Entries with chart source code
==============================
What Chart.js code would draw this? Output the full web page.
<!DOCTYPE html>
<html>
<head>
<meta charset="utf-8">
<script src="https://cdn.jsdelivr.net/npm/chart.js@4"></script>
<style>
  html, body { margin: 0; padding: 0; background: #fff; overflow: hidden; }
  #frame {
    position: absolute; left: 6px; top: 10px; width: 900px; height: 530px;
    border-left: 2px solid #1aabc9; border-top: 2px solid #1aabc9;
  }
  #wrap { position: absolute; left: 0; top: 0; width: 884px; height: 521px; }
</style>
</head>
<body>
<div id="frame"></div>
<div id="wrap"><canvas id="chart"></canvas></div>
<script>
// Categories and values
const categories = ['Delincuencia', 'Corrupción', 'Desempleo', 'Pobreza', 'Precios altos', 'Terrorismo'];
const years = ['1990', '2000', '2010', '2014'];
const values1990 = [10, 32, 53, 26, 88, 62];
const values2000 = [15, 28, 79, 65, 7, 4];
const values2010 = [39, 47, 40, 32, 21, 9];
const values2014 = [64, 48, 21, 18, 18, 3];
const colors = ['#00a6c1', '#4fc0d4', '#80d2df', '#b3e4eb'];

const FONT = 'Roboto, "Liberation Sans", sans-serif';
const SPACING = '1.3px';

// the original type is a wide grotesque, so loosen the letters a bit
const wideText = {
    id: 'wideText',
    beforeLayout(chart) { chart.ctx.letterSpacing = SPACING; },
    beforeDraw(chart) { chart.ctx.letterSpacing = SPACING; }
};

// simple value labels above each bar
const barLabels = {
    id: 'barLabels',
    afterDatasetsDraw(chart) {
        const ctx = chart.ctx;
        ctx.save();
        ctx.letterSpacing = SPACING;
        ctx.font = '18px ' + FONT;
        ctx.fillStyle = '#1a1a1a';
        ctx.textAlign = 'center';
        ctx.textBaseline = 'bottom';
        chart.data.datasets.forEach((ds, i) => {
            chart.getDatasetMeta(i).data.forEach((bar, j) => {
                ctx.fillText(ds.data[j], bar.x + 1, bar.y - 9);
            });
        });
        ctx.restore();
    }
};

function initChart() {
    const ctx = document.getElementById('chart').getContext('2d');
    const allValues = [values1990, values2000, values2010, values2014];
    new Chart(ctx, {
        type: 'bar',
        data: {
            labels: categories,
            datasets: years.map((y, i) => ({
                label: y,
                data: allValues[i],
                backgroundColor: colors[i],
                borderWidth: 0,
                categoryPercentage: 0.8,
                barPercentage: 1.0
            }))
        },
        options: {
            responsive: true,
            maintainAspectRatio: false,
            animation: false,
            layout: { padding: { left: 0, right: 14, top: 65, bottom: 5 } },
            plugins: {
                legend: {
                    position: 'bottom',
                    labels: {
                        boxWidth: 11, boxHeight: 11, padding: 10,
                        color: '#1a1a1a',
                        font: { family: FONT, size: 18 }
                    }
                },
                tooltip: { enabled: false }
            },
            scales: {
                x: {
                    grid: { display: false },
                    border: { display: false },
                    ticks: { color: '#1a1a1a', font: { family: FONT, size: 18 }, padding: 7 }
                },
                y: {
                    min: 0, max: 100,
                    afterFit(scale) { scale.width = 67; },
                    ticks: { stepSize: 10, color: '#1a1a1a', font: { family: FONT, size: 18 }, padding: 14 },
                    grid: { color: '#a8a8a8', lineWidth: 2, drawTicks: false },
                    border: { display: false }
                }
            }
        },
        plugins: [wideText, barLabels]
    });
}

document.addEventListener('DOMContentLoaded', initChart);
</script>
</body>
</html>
==============================
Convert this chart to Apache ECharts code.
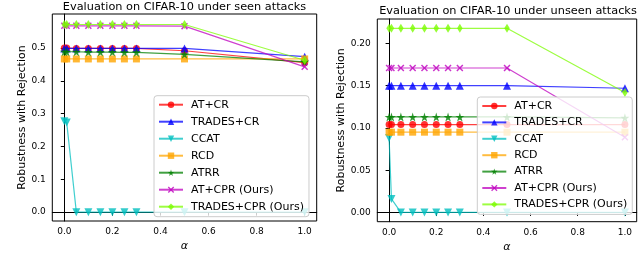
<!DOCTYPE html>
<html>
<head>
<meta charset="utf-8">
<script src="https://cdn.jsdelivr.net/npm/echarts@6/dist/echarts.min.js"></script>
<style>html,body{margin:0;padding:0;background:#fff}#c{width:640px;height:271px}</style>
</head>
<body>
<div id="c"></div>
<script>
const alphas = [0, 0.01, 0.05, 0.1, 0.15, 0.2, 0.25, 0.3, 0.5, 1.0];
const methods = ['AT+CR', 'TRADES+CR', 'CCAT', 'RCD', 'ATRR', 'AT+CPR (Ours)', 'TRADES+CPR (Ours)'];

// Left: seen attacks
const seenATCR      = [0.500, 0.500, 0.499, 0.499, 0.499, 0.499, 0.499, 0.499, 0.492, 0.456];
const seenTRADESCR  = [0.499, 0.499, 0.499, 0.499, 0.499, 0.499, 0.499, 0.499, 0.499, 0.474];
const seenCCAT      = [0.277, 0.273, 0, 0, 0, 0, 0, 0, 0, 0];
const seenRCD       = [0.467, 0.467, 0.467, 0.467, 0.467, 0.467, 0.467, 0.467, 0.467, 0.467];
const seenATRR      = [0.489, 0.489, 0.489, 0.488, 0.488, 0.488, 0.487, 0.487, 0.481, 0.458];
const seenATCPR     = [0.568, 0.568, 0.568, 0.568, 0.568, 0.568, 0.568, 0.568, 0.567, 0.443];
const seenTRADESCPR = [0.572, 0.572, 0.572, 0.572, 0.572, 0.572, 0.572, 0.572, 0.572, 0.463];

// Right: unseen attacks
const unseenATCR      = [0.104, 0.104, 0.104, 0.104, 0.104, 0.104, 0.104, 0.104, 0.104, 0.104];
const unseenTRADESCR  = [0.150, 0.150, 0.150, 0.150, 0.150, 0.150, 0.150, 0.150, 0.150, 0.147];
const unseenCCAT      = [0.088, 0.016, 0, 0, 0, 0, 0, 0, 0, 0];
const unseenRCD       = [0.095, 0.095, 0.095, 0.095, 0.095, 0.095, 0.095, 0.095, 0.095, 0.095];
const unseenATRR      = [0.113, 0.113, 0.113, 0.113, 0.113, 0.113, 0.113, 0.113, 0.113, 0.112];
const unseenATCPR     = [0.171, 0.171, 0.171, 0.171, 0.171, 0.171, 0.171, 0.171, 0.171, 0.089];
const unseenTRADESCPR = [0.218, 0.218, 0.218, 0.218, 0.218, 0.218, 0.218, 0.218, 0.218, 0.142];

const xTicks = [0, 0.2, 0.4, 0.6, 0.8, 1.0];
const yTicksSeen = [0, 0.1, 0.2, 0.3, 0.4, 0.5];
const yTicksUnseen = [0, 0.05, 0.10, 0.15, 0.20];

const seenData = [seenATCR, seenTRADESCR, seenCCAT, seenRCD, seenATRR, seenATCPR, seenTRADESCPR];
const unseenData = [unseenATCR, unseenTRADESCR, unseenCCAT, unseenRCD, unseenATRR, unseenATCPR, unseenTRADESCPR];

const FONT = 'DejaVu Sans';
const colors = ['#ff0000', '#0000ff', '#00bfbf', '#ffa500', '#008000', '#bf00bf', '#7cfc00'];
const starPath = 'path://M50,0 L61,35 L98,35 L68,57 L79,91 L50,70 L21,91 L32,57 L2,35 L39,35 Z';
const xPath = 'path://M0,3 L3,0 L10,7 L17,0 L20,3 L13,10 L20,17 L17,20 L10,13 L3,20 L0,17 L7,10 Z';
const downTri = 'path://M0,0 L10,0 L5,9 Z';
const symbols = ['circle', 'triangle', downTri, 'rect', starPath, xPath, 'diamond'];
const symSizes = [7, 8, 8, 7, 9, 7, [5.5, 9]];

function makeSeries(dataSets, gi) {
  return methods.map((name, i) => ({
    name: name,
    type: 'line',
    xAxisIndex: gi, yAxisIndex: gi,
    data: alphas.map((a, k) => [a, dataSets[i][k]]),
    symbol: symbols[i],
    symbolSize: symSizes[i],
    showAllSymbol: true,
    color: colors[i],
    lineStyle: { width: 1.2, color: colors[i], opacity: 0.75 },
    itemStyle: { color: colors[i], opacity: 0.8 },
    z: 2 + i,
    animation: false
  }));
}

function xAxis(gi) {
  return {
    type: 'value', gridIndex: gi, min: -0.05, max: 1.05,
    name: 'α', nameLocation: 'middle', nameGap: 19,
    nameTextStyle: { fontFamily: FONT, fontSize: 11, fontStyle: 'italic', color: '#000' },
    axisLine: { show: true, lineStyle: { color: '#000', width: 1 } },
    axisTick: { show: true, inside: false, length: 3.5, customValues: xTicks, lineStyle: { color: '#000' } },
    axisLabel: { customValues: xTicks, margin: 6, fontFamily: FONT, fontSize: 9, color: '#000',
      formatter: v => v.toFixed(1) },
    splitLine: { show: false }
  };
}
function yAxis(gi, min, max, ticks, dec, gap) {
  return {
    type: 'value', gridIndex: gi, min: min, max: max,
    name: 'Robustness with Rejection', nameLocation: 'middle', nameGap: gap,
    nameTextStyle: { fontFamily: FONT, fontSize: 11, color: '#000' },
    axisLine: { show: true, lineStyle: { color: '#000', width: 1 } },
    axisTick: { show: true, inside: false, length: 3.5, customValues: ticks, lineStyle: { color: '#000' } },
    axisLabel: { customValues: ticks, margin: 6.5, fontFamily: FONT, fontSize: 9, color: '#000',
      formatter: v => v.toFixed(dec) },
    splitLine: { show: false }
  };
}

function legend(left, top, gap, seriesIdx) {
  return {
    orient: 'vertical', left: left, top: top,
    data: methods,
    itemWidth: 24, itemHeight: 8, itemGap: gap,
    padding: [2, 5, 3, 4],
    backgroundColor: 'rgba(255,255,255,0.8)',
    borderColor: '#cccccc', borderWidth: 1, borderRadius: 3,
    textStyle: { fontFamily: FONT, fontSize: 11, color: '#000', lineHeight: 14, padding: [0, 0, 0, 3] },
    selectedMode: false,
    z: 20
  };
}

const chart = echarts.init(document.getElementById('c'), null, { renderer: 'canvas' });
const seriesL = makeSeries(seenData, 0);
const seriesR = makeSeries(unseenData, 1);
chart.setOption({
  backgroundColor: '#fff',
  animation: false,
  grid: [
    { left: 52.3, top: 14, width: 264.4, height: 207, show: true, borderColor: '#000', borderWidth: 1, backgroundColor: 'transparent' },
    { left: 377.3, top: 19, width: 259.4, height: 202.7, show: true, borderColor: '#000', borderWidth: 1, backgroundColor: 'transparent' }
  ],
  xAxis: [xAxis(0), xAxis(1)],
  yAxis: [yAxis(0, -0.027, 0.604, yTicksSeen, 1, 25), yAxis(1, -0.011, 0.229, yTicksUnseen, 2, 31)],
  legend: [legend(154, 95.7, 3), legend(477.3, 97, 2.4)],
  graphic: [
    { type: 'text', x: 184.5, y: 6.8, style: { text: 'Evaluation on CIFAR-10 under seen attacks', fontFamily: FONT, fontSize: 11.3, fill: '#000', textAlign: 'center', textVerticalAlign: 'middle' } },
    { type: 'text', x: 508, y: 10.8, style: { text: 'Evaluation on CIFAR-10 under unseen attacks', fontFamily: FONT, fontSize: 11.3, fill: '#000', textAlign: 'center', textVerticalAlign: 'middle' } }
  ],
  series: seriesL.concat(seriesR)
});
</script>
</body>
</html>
==============================
- _Your goal_
The copy should hold exactly the lines from the line with "Convert this chart to Apache ECharts code." to the line with "0.572, 0.572, 0.463];", both ends in, set down without any pictures and with nothing added.

- _Full answer_
Convert this chart to Apache ECharts code.
<!DOCTYPE html>
<html>
<head>
<meta charset="utf-8">
<script src="https://cdn.jsdelivr.net/npm/echarts@6/dist/echarts.min.js"></script>
<style>html,body{margin:0;padding:0;background:#fff}#c{width:640px;height:271px}</style>
</head>
<body>
<div id="c"></div>
<script>
const alphas = [0, 0.01, 0.05, 0.1, 0.15, 0.2, 0.25, 0.3, 0.5, 1.0];
const methods = ['AT+CR', 'TRADES+CR', 'CCAT', 'RCD', 'ATRR', 'AT+CPR (Ours)', 'TRADES+CPR (Ours)'];

// Left: seen attacks
const seenATCR      = [0.500, 0.500, 0.499, 0.499, 0.499, 0.499, 0.499, 0.499, 0.492, 0.456];
const seenTRADESCR  = [0.499, 0.499, 0.499, 0.499, 0.499, 0.499, 0.499, 0.499, 0.499, 0.474];
const seenCCAT      = [0.277, 0.273, 0, 0, 0, 0, 0, 0, 0, 0];
const seenRCD       = [0.467, 0.467, 0.467, 0.467, 0.467, 0.467, 0.467, 0.467, 0.467, 0.467];
const seenATRR      = [0.489, 0.489, 0.489, 0.488, 0.488, 0.488, 0.487, 0.487, 0.481, 0.458];
const seenATCPR     = [0.568, 0.568, 0.568, 0.568, 0.568, 0.568, 0.568, 0.568, 0.567, 0.443];
const seenTRADESCPR = [0.572, 0.572, 0.572, 0.572, 0.572, 0.572, 0.572, 0.572, 0.572, 0.463];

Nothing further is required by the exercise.